Os dois servidores também se somaram para permitir à A&G a renovação indevida de contratos – com aditivos que aumentavam consideravelmente o valor inicial – mesmo sem haver situação de emergência que justificasse tais renovações, em lugar da abertura de novas licitações. “(conforme) conversa estabelecida entre Anderson Miguel e Marco Antônio (...), percebe-se a atuação deles em conjunto com a ré Maria Eleonora (…) no sentido de promover a adulteração no contrato”.

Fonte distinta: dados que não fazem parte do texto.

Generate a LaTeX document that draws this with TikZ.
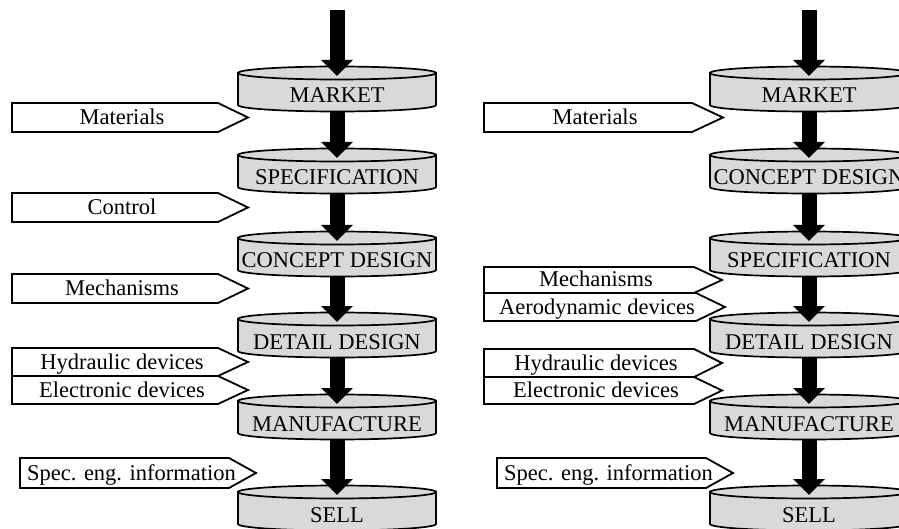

Outro mecanismo ilegal utilizado era a prática de dispensa indevida de licitação, que beneficiou a Emvipol. Marco Antônio é apontado como um dos responsáveis. O dono da empresa, Herberth Florentino, afirmou que se reportava ao servidor da Sesap exatamente para agilizar seus processos. Em relação à Maria Eleonora, o MPF ressalta ainda que a coordenadora admitiu a indicação de pessoas para vagas de emprego nas empresas envolvidas no esquema, tendo também intercedido em prol de uma funcionária que corria risco de ser dispensada.

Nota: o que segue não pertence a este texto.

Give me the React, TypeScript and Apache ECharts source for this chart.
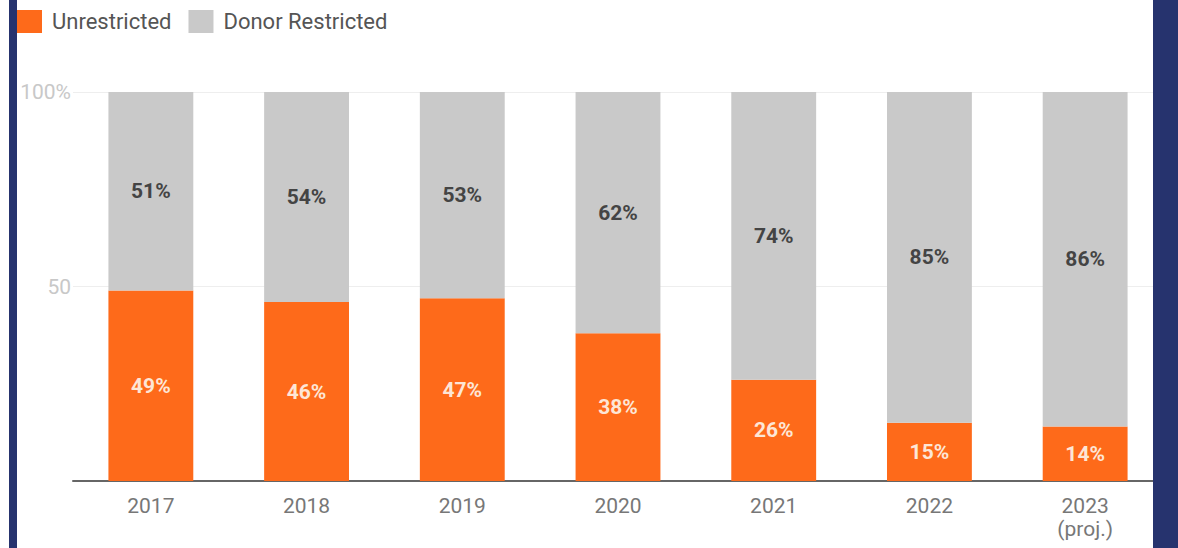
import React, { useEffect, useRef } from "react";
import * as echarts from "echarts";

const years = ["2017", "2018", "2019", "2020", "2021", "2022", "2023\n(proj.)"];
const unrestricted = [49, 46, 47, 38, 26, 15, 14];
const donorRestricted = [51, 54, 53, 62, 74, 85, 86];
const yTickLabels: Record<number, string> = { 0: "", 50: "50", 100: "100%" };

export default function App() {
  const ref = useRef<HTMLDivElement>(null);
  useEffect(() => {
    if (!ref.current) return;
    const chart = echarts.init(ref.current, undefined, { renderer: "svg" });
    chart.setOption({
      animation: false,
      backgroundColor: "#ffffff",
      textStyle: { fontFamily: "Roboto" },
      legend: {
        left: 17,
        top: 10,
        padding: 0,
        itemWidth: 25,
        itemHeight: 23,
        itemGap: 17,
        icon: "rect",
        textStyle: { fontSize: 22, color: "#555", fontFamily: "Roboto", padding: [0, 0, 0, 5] },
        data: ["Unrestricted", "Donor Restricted"],
      },
      grid: { left: 73, right: 15, top: 92, bottom: 67 },
      xAxis: {
        type: "category",
        data: years,
        axisTick: { show: false },
        axisLine: { lineStyle: { color: "#666", width: 2 } },
        axisLabel: { fontSize: 21, color: "#777", margin: 13, lineHeight: 23, fontFamily: "Roboto" },
      },
      yAxis: {
        type: "value",
        min: 0,
        max: 100,
        interval: 50,
        axisLine: { show: false },
        axisTick: { show: false },
        axisLabel: {
          fontSize: 21,
          color: "#c8c8c8",
          margin: 2,
          fontFamily: "Roboto",
          formatter: (v: number) => yTickLabels[v] ?? "",
        },
        splitLine: { lineStyle: { color: "#eeeeee", width: 1 } },
      },
      series: [
        {
          name: "Unrestricted",
          type: "bar",
          stack: "total",
          barWidth: "54.5%",
          data: unrestricted,
          itemStyle: { color: "#fe6a1a" },
          label: {
            show: true,
            position: "inside",
            formatter: "{c}%",
            fontSize: 21,
            fontWeight: "bold",
            color: "#fde6d6",
            fontFamily: "Roboto",
          },
        },
        {
          name: "Donor Restricted",
          type: "bar",
          stack: "total",
          barWidth: "54.5%",
          data: donorRestricted,
          itemStyle: { color: "#c9c9c9" },
          label: {
            show: true,
            position: "inside",
            formatter: "{c}%",
            fontSize: 21,
            fontWeight: "bold",
            color: "#444",
            fontFamily: "Roboto",
          },
        },
      ],
      graphic: [
        { type: "rect", z: 100, shape: { x: 9, y: 0, width: 8, height: 548 }, style: { fill: "#26336e" } },
        { type: "rect", z: 100, shape: { x: 1153, y: 0, width: 25, height: 548 }, style: { fill: "#26336e" } },
      ],
    });
    return () => chart.dispose();
  }, []);
  return (
    <div
      ref={ref}
      style={{ position: "fixed", left: 0, top: 0, width: 1178, height: 548, background: "#fff" }}
    />
  );
}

Condenados – A ação de improbidade (nº 0009613-10.2008.4.05.8400) foi extinta em relação a Anderson Miguel devido à sua morte. Entre outras sanções, os empresários Francisco Alves de Sousa Filho (Júnior Gordo), Herberth Florentino e ainda Lauro Maia foram condenados ao ressarcimento solidário de R$ 9.847.243,64 aos cofres públicos (juntamente com os sucessores de Anderson Miguel). A A&G e Emvipol também foram condenadas a ressarcir os prejuízos. A então procuradora do Estado Rosa Maria Figueiredo Caldas Câmara foi sentenciada à perda de bens no total de R$ 250 mil; e Ulisses Fernandes de Barros (que atuava “como um contínuo das empresas dentro da administração”) a pagamento de multa.
João Henrique Lins Bahia Neto (que trabalhava no Gabinete da então governador Wilma Maia e fazia a “ponte” entre Lauro Maia e os empresários), Jane Alves (que firmou acordo de colaboração) e Francinildo Rodrigues de Castro (funcionário da A&G que ocupava cargo na Sesap), foram condenados, entre outras sanções, a pagamentos de multas.